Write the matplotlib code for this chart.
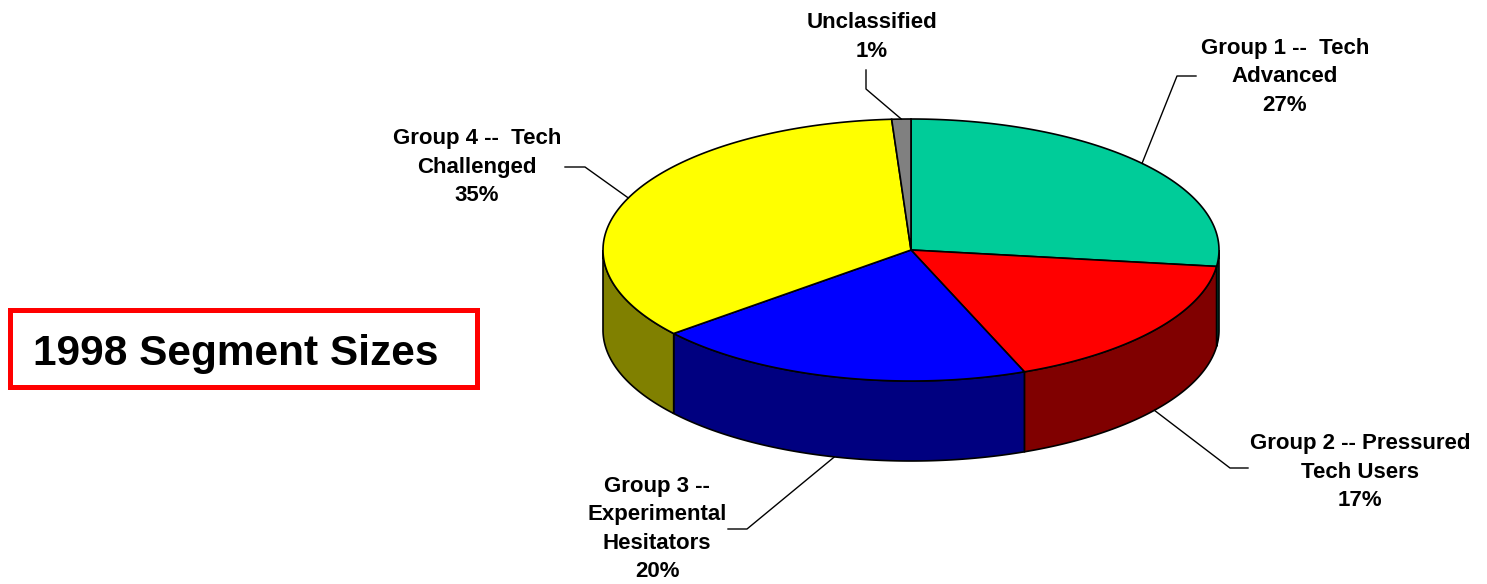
import numpy as np
import matplotlib
matplotlib.use('Agg')
import matplotlib.pyplot as plt
from matplotlib.patches import Polygon, Rectangle

# data
segments = ['Group 1 --  Tech\nAdvanced', 'Group 2 -- Pressured\nTech Users',
            'Group 3 --\nExperimental\nHesitators', 'Group 4 --  Tech\nChallenged',
            'Unclassified']
shares = [27, 17, 20, 35, 1]
top_colors = ['#00CC99', '#FF0000', '#0000FF', '#FFFF00', '#808080']
side_colors = ['#006650', '#800000', '#000080', '#808000', '#404040']
title = '1998 Segment Sizes'

# layout (pixels)
cx, cy, rx, ry, depth = 911, 250, 308, 131, 80
label_xy = [(1285, 77), (1360, 472), (657, 529), (477, 167), (872, 37)]
leader_start = [(1196, 76), (1248, 468), (728, 529), (565, 167), (866, 70)]
leader_knee = [(1177, 76), (1230, 468), (747, 529), (585, 167), (866, 89)]

plt.rcParams['font.family'] = ['Liberation Sans', 'DejaVu Sans']

fig = plt.figure(figsize=(14.87, 5.84), dpi=100)
ax = fig.add_axes([0, 0, 1, 1])
ax.set_xlim(0, 1487)
ax.set_ylim(584, 0)
ax.axis('off')


def pt(theta, dz=0):
    return cx + rx * np.cos(theta), cy - ry * np.sin(theta) + dz


total = float(sum(shares))
starts = []
a = np.pi / 2
for v in shares:
    a2 = a - 2 * np.pi * v / total
    starts.append((a, a2))
    a = a2

# sides first (only the front half, sin < 0)
for (a1, a2), sc in zip(starts, side_colors):
    lo, hi = max(a2, -np.pi), min(a1, 0)
    if hi <= lo:
        continue
    t = np.linspace(hi, lo, 200)
    xs, ys = pt(t)
    xb, yb = pt(t[::-1], depth)
    poly = np.column_stack([np.r_[xs, xb], np.r_[ys, yb]])
    ax.add_patch(Polygon(poly, closed=True, fc=sc, ec='black', lw=1.2, zorder=1))

# tops
for (a1, a2), tc in zip(starts, top_colors):
    t = np.linspace(a1, a2, 300)
    xs, ys = pt(t)
    poly = np.column_stack([np.r_[cx, xs], np.r_[cy, ys]])
    ax.add_patch(Polygon(poly, closed=True, fc=tc, ec='black', lw=1.2, zorder=2))

# labels and leaders
for i, (lab, v) in enumerate(zip(segments, shares)):
    a1, a2 = starts[i]
    mid = (a1 + a2) / 2
    dz = depth if np.sin(mid) < 0 else 0
    px, py = pt(mid, dz)
    sx, sy = leader_start[i]
    kx, ky = leader_knee[i]
    ax.plot([sx, kx, px], [sy, ky, py], color='black', lw=1, zorder=3)
    ax.text(label_xy[i][0], label_xy[i][1], f'{lab}\n{v}%', ha='center', va='center',
            fontsize=16, fontweight='bold', linespacing=1.47, zorder=4)

# title box
ax.add_patch(Rectangle((10, 310), 467, 77, fc='white', ec='#FF0000', lw=3.6, zorder=2))
ax.text(33, 365, title, ha='left', va='baseline', fontsize=30.5, fontweight='bold', zorder=3)

plt.savefig('out.png', dpi=100)
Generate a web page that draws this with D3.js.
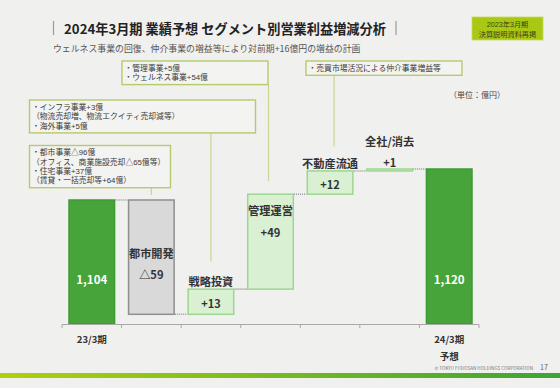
<!DOCTYPE html>
<html lang="ja"><head><meta charset="utf-8">
<script src="https://cdn.jsdelivr.net/npm/d3@7"></script>
<style>
html,body{margin:0;padding:0;background:#f0f0ef;}
svg{display:block;font-family:"Noto Sans CJK JP","Noto Sans",sans-serif;}
.note{font-family:"Liberation Sans","Noto Sans CJK JP",sans-serif;}
</style></head>
<body>
<svg id="c" width="560" height="388"></svg>
<script>
// ---- data ----
const categories = ["23/3期","都市開発","戦略投資","管理運営","不動産流通","全社/消去","24/3期"];
const values = [1104, -59, 13, 49, 12, 1, 1120];
const kinds = ["total","delta","delta","delta","delta","delta","total"];
const valueLabels = ["1,104","△59","+13","+49","+12","+1","1,120"];
const axisLabels = ["23/3期","","","","","","24/3期"];
const axisSubLabels = ["","","","","","","予想"];
const title = "2024年3月期 業績予想 セグメント別営業利益増減分析";
const subtitle = "ウェルネス事業の回復、仲介事業の増益等により対前期+16億円の増益の計画";
const badgeLines = ["2023年3月期","決算説明資料再掲"];
const unitLabel = "（単位：億円）";
const noteCity = ["・都市事業△96億","（オフィス、商業施設売却△65億等）","・住宅事業+37億","（賃貸・一括売却等+64億）"];
const noteStrategic = ["・インフラ事業+3億","（物流売却増、物流エクイティ売却減等）","・海外事業+5億"];
const noteManagement = ["・管理事業+5億","・ウェルネス事業+54億"];
const noteBrokerage = ["・売買市場活況による仲介事業増益等"];
const yDomain = [1040, 1120];

// ---- build ----
const svg = d3.select("#c");
svg.append("rect").attr("width",560).attr("height",388).attr("fill","#f0f0ef");

const x = d3.scaleBand().domain(categories).range([62,479]).paddingInner(0.21).paddingOuter(0.105);
const y = d3.scaleLinear().domain(yDomain).range([324,169]);

// running totals
let run = 0;
const bars = categories.map((c,i)=>{
  let lo, hi;
  if (kinds[i]==="total"){ lo = yDomain[0]; hi = values[i]; run = values[i]; }
  else { const s = run, e = run + values[i]; lo = Math.min(s,e); hi = Math.max(s,e); run = e; }
  return {c, i, lo, hi, end: run, kind: kinds[i], v: values[i]};
});

// connectors (dotted)
const gConn = svg.append("g");
bars.slice(0,-1).forEach((b,i)=>{
  const nb = bars[i+1];
  gConn.append("line")
    .attr("x1", x(b.c)+x.bandwidth()).attr("x2", x(nb.c))
    .attr("y1", y(b.end)).attr("y2", y(b.end))
    .attr("stroke","#999").attr("stroke-width",1.6).attr("stroke-dasharray","1,1");
});

// bars
svg.append("g").selectAll("rect").data(bars).join("rect")
  .attr("x", d=>x(d.c)+0.75).attr("width", x.bandwidth()-1.5)
  .attr("y", d=>y(d.hi)).attr("height", d=>Math.max(1.2, y(d.lo)-y(d.hi)))
  .attr("fill", d=> d.kind==="total" ? "#46a43b" : (d.v<0 ? "#d9d9d9" : "#d9f0d3"))
  .attr("stroke", d=> d.kind==="total" ? "#3d9b34" : (d.v<0 ? "#8f8f8f" : "#9ed691"))
  .attr("stroke-width",1.5);

// axis
const axG = svg.append("g");
axG.append("line").attr("x1",62).attr("x2",479).attr("y1",324.5).attr("y2",324.5).attr("stroke","#a8a8a8").attr("stroke-width",1);
const step = x.step();
d3.range(categories.length+1).forEach(k=>{
  const xx = 62 + k*step;
  axG.append("line").attr("x1",xx).attr("x2",xx).attr("y1",324.5).attr("y2",328).attr("stroke","#a8a8a8");
});
axisLabels.forEach((t,i)=>{
  if(!t) return;
  axG.append("text").attr("x", x(categories[i])+x.bandwidth()/2).attr("y",339)
    .attr("text-anchor","middle").attr("dominant-baseline","central")
    .attr("font-size",9.5).attr("font-weight",700).attr("fill","#333").text(t);
});
axisSubLabels.forEach((t,i)=>{
  if(!t) return;
  axG.append("text").attr("x", x(categories[i])+x.bandwidth()/2).attr("y",356)
    .attr("text-anchor","middle").attr("dominant-baseline","central")
    .attr("font-size",9.5).attr("font-weight",700).attr("fill","#333").text(t);
});

// labels
const gl = svg.append("g");
function lab(xx,yy,t,size,col,w){
  gl.append("text").attr("x",xx).attr("y",yy).attr("text-anchor","middle").attr("dominant-baseline","central")
    .attr("font-size",size).attr("font-weight",w||700).attr("fill",col).text(t);
}
bars.forEach(b=>{
  const cx = x(b.c)+x.bandwidth()/2;
  const top = y(b.hi), bot = y(b.lo), h = bot-top;
  if (b.kind==="total"){
    lab(cx, 324-45, valueLabels[b.i], 11.5, "#ffffff", 700);
  } else if (h > 80){
    const mid = (top+bot)/2;
    if (b.v<0){
      lab(cx, mid-4.5, b.c, 11.2, "#333", 700);
      lab(cx, mid+16.5, valueLabels[b.i], 11.2, "#333", 700);
    } else {
      lab(cx, top+16, b.c, 11.2, "#333", 700);
      lab(cx, top+37.5, valueLabels[b.i], 11.2, "#333", 700);
    }
  } else if (h > 10){
    lab(cx, top-8, b.c, 11.2, "#333", 700);
    lab(cx, (top+bot)/2+1, valueLabels[b.i], 11, "#333", 700);
  } else {
    lab(cx, top-28.5, b.c, 11.2, "#333", 700);
    lab(cx, top-7.5, valueLabels[b.i], 11, "#333", 700);
  }
});

// annotation boxes (one multi-line text per box)
function note(lines, bx, by, bw, lx, ly2){
  const lh = 9.3, h = lines.length*lh + 5;
  svg.append("line").attr("x1",lx).attr("x2",lx).attr("y1",by+h).attr("y2",ly2)
    .attr("stroke","#c9d693").attr("stroke-width",1.2);
  svg.append("rect").attr("x",bx).attr("y",by).attr("width",bw).attr("height",h)
    .attr("fill","#f3f3f1").attr("stroke","#b6ca6e").attr("stroke-width",1.4);
  const t = svg.append("text").attr("class","note").attr("font-size",7.8).attr("fill","#3a3a3a");
  lines.forEach((s,k)=>{
    t.append("tspan").attr("x",bx+2.5).attr("y",by+2.5+lh*(k+0.5)+2.8).text(s);
  });
}
const cxOf = c => x(c)+x.bandwidth()/2;
note(noteCity, 29.5, 145.5, 141, cxOf("都市開発"), y(bars[1].hi)-5);
note(noteStrategic, 29.5, 100, 226, cxOf("戦略投資"), 261.5);
note(noteManagement, 122, 61, 146, cxOf("管理運営")-2, 181);
note(noteBrokerage, 306, 61, 156, cxOf("不動産流通")+4, 146.5);

// header
svg.append("text").attr("x",225).attr("y",28).attr("text-anchor","middle").attr("dominant-baseline","central")
  .attr("font-size",13.2).attr("font-weight",700).attr("fill","#222").text(title);
[53.5, 396].forEach(xx=>svg.append("line").attr("x1",xx).attr("x2",xx).attr("y1",21).attr("y2",35).attr("stroke","#9a9a9a").attr("stroke-width",1.2));
svg.append("text").attr("x",53).attr("y",48).attr("dominant-baseline","central")
  .attr("font-size",8.9).attr("fill","#555").text(subtitle);

// badge
svg.append("rect").attr("x",472).attr("y",17).attr("width",71).attr("height",23).attr("fill","#a9c813").attr("stroke","#c5dc5c").attr("stroke-width",0.8);
const bt = svg.append("text").attr("class","note").attr("text-anchor","middle").attr("font-size",7.2).attr("fill","#3d3f1e");
badgeLines.forEach((s,k)=>bt.append("tspan").attr("x",507.5).attr("y",26.5+k*10).text(s));

// unit
svg.append("text").attr("x",477).attr("y",94).attr("text-anchor","middle").attr("dominant-baseline","central")
  .attr("font-size",8).attr("fill","#444").text(unitLabel);

// footer
svg.append("text").attr("x",533).attr("y",367.5).attr("text-anchor","end").attr("dominant-baseline","central")
  .attr("font-size",4.6).attr("fill","#777").text("© TOKYU FUDOSAN HOLDINGS CORPORATION");
svg.append("text").attr("x",540).attr("y",367).attr("dominant-baseline","central")
  .attr("font-size",7).attr("fill","#666").text("17");
const grad = svg.append("defs").append("linearGradient").attr("id","gb");
grad.append("stop").attr("offset","0%").attr("stop-color","#b0d00c");
grad.append("stop").attr("offset","100%").attr("stop-color","#3da436");
svg.append("rect").attr("x",0).attr("y",373).attr("width",560).attr("height",5).attr("fill","url(#gb)");
</script>
</body></html>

========

§ DIRECTION:
Omit the pictures, then repeat exactly each line from the beginning of the listing through the line with "title = '1998 Segment Sizes'".

§ REPLY:
Write the matplotlib code for this chart.
import numpy as np
import matplotlib
matplotlib.use('Agg')
import matplotlib.pyplot as plt
from matplotlib.patches import Polygon, Rectangle

# data
segments = ['Group 1 --  Tech\nAdvanced', 'Group 2 -- Pressured\nTech Users',
            'Group 3 --\nExperimental\nHesitators', 'Group 4 --  Tech\nChallenged',
            'Unclassified']
shares = [27, 17, 20, 35, 1]
top_colors = ['#00CC99', '#FF0000', '#0000FF', '#FFFF00', '#808080']
side_colors = ['#006650', '#800000', '#000080', '#808000', '#404040']
title = '1998 Segment Sizes'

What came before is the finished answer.